● REQUIRED TASK
Print the entries verbatim, leaving out the images they contain.

● SUPPLIED MATERIAL
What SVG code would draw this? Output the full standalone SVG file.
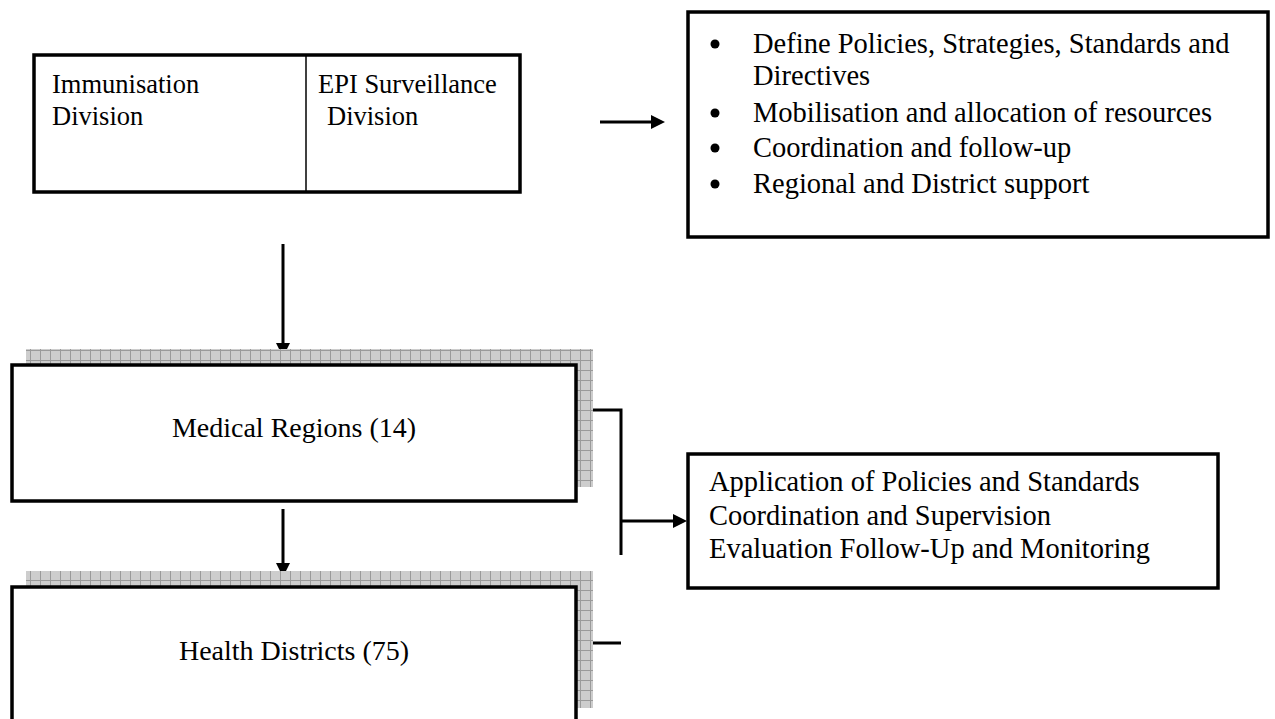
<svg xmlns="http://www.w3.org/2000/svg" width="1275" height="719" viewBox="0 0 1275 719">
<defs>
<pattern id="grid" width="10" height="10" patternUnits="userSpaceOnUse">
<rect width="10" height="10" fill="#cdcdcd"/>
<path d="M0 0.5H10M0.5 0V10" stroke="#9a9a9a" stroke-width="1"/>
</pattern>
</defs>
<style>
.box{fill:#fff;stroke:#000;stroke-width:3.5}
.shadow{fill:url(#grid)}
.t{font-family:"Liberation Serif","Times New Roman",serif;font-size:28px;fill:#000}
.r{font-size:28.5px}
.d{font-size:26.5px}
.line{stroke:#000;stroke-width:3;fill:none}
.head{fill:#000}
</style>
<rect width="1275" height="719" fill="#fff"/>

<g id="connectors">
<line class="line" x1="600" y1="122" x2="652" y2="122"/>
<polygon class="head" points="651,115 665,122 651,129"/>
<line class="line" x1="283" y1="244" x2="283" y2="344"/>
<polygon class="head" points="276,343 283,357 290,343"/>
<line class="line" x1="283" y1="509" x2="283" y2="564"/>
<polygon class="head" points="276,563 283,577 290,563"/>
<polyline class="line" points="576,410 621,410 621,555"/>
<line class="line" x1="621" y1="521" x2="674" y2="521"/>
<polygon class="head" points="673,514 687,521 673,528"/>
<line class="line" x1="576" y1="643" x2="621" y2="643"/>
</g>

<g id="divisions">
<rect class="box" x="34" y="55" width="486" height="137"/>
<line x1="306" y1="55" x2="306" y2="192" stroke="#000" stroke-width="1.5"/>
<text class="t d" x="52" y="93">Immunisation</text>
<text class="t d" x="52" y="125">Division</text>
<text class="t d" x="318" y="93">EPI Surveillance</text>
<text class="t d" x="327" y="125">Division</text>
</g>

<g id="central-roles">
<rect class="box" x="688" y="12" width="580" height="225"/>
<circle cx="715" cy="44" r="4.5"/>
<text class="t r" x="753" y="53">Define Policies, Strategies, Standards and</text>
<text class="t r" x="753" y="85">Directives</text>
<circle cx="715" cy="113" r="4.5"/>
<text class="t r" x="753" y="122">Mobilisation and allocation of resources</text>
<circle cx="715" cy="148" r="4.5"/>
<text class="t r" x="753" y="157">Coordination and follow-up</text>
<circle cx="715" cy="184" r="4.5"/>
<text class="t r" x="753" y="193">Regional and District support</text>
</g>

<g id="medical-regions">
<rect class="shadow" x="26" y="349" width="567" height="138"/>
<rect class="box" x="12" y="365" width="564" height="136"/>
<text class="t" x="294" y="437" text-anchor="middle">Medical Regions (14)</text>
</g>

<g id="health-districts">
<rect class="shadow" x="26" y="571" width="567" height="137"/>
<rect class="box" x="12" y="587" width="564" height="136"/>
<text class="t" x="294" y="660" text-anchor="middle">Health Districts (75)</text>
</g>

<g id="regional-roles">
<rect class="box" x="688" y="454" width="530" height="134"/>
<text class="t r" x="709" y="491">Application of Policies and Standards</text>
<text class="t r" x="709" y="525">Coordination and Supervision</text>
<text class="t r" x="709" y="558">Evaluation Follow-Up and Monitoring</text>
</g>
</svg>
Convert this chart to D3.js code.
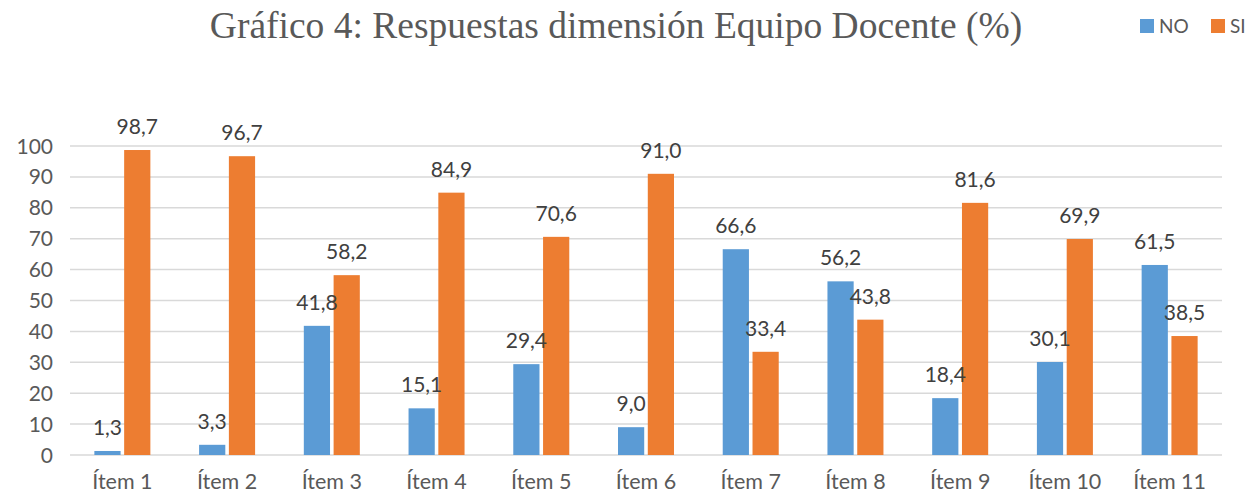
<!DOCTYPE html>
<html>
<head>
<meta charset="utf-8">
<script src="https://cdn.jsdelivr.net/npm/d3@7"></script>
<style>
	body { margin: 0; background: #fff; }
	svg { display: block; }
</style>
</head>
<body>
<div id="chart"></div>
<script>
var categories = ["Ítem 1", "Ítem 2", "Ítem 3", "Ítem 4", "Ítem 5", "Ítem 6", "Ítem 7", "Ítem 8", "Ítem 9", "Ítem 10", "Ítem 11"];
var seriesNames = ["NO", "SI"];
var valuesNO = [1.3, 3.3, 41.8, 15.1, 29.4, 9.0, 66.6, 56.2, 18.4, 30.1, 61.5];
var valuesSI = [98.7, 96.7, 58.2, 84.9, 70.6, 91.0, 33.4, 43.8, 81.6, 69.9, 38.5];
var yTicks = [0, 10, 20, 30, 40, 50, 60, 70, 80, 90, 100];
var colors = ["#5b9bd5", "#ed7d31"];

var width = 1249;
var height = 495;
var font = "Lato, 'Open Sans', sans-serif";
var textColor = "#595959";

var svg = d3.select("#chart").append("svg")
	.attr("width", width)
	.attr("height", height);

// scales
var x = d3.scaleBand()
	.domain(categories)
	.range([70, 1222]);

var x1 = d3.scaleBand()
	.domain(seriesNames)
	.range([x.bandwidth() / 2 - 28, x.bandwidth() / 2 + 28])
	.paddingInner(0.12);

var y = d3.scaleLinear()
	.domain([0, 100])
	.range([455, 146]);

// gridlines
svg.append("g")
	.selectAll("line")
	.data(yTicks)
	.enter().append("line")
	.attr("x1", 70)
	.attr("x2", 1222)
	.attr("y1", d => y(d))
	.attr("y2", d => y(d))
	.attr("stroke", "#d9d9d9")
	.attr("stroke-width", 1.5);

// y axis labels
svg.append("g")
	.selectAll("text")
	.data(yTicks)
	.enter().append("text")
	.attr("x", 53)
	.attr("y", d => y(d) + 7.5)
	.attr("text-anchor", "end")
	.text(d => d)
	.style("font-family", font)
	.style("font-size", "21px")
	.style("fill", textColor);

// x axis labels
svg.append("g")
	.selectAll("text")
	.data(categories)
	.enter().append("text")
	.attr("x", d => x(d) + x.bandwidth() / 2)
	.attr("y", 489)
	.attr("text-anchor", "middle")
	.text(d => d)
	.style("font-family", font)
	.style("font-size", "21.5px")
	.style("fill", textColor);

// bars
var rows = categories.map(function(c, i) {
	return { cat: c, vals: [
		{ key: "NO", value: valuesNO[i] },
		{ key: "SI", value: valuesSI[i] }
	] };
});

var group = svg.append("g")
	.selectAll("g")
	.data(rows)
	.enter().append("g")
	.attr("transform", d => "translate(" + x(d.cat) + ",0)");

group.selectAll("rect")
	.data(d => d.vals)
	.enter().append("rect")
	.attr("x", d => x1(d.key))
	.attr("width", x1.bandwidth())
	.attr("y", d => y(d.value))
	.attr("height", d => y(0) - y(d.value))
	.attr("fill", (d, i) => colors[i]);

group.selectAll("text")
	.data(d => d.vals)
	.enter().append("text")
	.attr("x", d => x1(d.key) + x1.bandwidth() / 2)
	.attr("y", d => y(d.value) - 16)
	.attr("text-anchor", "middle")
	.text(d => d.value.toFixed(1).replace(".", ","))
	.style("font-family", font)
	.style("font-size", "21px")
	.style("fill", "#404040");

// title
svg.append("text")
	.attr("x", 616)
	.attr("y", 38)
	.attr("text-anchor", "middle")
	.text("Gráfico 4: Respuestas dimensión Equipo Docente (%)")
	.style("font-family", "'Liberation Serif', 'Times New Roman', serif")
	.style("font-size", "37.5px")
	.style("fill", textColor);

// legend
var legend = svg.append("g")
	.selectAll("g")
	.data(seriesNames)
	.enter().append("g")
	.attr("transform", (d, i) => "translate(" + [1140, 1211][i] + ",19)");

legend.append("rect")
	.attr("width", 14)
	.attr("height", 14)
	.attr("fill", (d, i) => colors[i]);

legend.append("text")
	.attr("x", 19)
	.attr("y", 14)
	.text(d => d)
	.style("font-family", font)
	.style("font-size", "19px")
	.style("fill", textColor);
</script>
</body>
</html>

● EXERCISE RESULT
What SVG code would draw this? Output the full standalone SVG file.
<svg xmlns="http://www.w3.org/2000/svg" width="1275" height="719" viewBox="0 0 1275 719">
<defs>
<pattern id="grid" width="10" height="10" patternUnits="userSpaceOnUse">
<rect width="10" height="10" fill="#cdcdcd"/>
<path d="M0 0.5H10M0.5 0V10" stroke="#9a9a9a" stroke-width="1"/>
</pattern>
</defs>
<style>
.box{fill:#fff;stroke:#000;stroke-width:3.5}
.shadow{fill:url(#grid)}
.t{font-family:"Liberation Serif","Times New Roman",serif;font-size:28px;fill:#000}
.r{font-size:28.5px}
.d{font-size:26.5px}
.line{stroke:#000;stroke-width:3;fill:none}
.head{fill:#000}
</style>
<rect width="1275" height="719" fill="#fff"/>

<g id="connectors">
<line class="line" x1="600" y1="122" x2="652" y2="122"/>
<polygon class="head" points="651,115 665,122 651,129"/>
<line class="line" x1="283" y1="244" x2="283" y2="344"/>
<polygon class="head" points="276,343 283,357 290,343"/>
<line class="line" x1="283" y1="509" x2="283" y2="564"/>
<polygon class="head" points="276,563 283,577 290,563"/>
<polyline class="line" points="576,410 621,410 621,555"/>
<line class="line" x1="621" y1="521" x2="674" y2="521"/>
<polygon class="head" points="673,514 687,521 673,528"/>
<line class="line" x1="576" y1="643" x2="621" y2="643"/>
</g>

<g id="divisions">
<rect class="box" x="34" y="55" width="486" height="137"/>
<line x1="306" y1="55" x2="306" y2="192" stroke="#000" stroke-width="1.5"/>
<text class="t d" x="52" y="93">Immunisation</text>
<text class="t d" x="52" y="125">Division</text>
<text class="t d" x="318" y="93">EPI Surveillance</text>
<text class="t d" x="327" y="125">Division</text>
</g>

<g id="central-roles">
<rect class="box" x="688" y="12" width="580" height="225"/>
<circle cx="715" cy="44" r="4.5"/>
<text class="t r" x="753" y="53">Define Policies, Strategies, Standards and</text>
<text class="t r" x="753" y="85">Directives</text>
<circle cx="715" cy="113" r="4.5"/>
<text class="t r" x="753" y="122">Mobilisation and allocation of resources</text>
<circle cx="715" cy="148" r="4.5"/>
<text class="t r" x="753" y="157">Coordination and follow-up</text>
<circle cx="715" cy="184" r="4.5"/>
<text class="t r" x="753" y="193">Regional and District support</text>
</g>

<g id="medical-regions">
<rect class="shadow" x="26" y="349" width="567" height="138"/>
<rect class="box" x="12" y="365" width="564" height="136"/>
<text class="t" x="294" y="437" text-anchor="middle">Medical Regions (14)</text>
</g>

<g id="health-districts">
<rect class="shadow" x="26" y="571" width="567" height="137"/>
<rect class="box" x="12" y="587" width="564" height="136"/>
<text class="t" x="294" y="660" text-anchor="middle">Health Districts (75)</text>
</g>

<g id="regional-roles">
<rect class="box" x="688" y="454" width="530" height="134"/>
<text class="t r" x="709" y="491">Application of Policies and Standards</text>
<text class="t r" x="709" y="525">Coordination and Supervision</text>
<text class="t r" x="709" y="558">Evaluation Follow-Up and Monitoring</text>
</g>
</svg>
Convert this chart to D3.js code.
<!DOCTYPE html>
<html>
<head>
<meta charset="utf-8">
<script src="https://cdn.jsdelivr.net/npm/d3@7"></script>
<style>
	body { margin: 0; background: #fff; }
	svg { display: block; }
</style>
</head>
<body>
<div id="chart"></div>
<script>
var categories = ["Ítem 1", "Ítem 2", "Ítem 3", "Ítem 4", "Ítem 5", "Ítem 6", "Ítem 7", "Ítem 8", "Ítem 9", "Ítem 10", "Ítem 11"];
var seriesNames = ["NO", "SI"];
var valuesNO = [1.3, 3.3, 41.8, 15.1, 29.4, 9.0, 66.6, 56.2, 18.4, 30.1, 61.5];
var valuesSI = [98.7, 96.7, 58.2, 84.9, 70.6, 91.0, 33.4, 43.8, 81.6, 69.9, 38.5];
var yTicks = [0, 10, 20, 30, 40, 50, 60, 70, 80, 90, 100];
var colors = ["#5b9bd5", "#ed7d31"];

var width = 1249;
var height = 495;
var font = "Lato, 'Open Sans', sans-serif";
var textColor = "#595959";

var svg = d3.select("#chart").append("svg")
	.attr("width", width)
	.attr("height", height);

// scales
var x = d3.scaleBand()
	.domain(categories)
	.range([70, 1222]);

var x1 = d3.scaleBand()
	.domain(seriesNames)
	.range([x.bandwidth() / 2 - 28, x.bandwidth() / 2 + 28])
	.paddingInner(0.12);

var y = d3.scaleLinear()
	.domain([0, 100])
	.range([455, 146]);

// gridlines
svg.append("g")
	.selectAll("line")
	.data(yTicks)
	.enter().append("line")
	.attr("x1", 70)
	.attr("x2", 1222)
	.attr("y1", d => y(d))
	.attr("y2", d => y(d))
	.attr("stroke", "#d9d9d9")
	.attr("stroke-width", 1.5);

// y axis labels
svg.append("g")
	.selectAll("text")
	.data(yTicks)
	.enter().append("text")
	.attr("x", 53)
	.attr("y", d => y(d) + 7.5)
	.attr("text-anchor", "end")
	.text(d => d)
	.style("font-family", font)
	.style("font-size", "21px")
	.style("fill", textColor);

// x axis labels
svg.append("g")
	.selectAll("text")
	.data(categories)
	.enter().append("text")
	.attr("x", d => x(d) + x.bandwidth() / 2)
	.attr("y", 489)
	.attr("text-anchor", "middle")
	.text(d => d)
	.style("font-family", font)
	.style("font-size", "21.5px")
	.style("fill", textColor);

// bars
var rows = categories.map(function(c, i) {
	return { cat: c, vals: [
		{ key: "NO", value: valuesNO[i] },
		{ key: "SI", value: valuesSI[i] }
	] };
});

var group = svg.append("g")
	.selectAll("g")
	.data(rows)
	.enter().append("g")
	.attr("transform", d => "translate(" + x(d.cat) + ",0)");

group.selectAll("rect")
	.data(d => d.vals)
	.enter().append("rect")
	.attr("x", d => x1(d.key))
	.attr("width", x1.bandwidth())
	.attr("y", d => y(d.value))
	.attr("height", d => y(0) - y(d.value))
	.attr("fill", (d, i) => colors[i]);

group.selectAll("text")
	.data(d => d.vals)
	.enter().append("text")
	.attr("x", d => x1(d.key) + x1.bandwidth() / 2)
	.attr("y", d => y(d.value) - 16)
	.attr("text-anchor", "middle")
	.text(d => d.value.toFixed(1).replace(".", ","))
	.style("font-family", font)
	.style("font-size", "21px")
	.style("fill", "#404040");

// title
svg.append("text")
	.attr("x", 616)
	.attr("y", 38)
	.attr("text-anchor", "middle")
	.text("Gráfico 4: Respuestas dimensión Equipo Docente (%)")
	.style("font-family", "'Liberation Serif', 'Times New Roman', serif")
	.style("font-size", "37.5px")
	.style("fill", textColor);

// legend
var legend = svg.append("g")
	.selectAll("g")
	.data(seriesNames)
	.enter().append("g")
	.attr("transform", (d, i) => "translate(" + [1140, 1211][i] + ",19)");

legend.append("rect")
	.attr("width", 14)
	.attr("height", 14)
	.attr("fill", (d, i) => colors[i]);

legend.append("text")
	.attr("x", 19)
	.attr("y", 14)
	.text(d => d)
	.style("font-family", font)
	.style("font-size", "19px")
	.style("fill", textColor);
</script>
</body>
</html>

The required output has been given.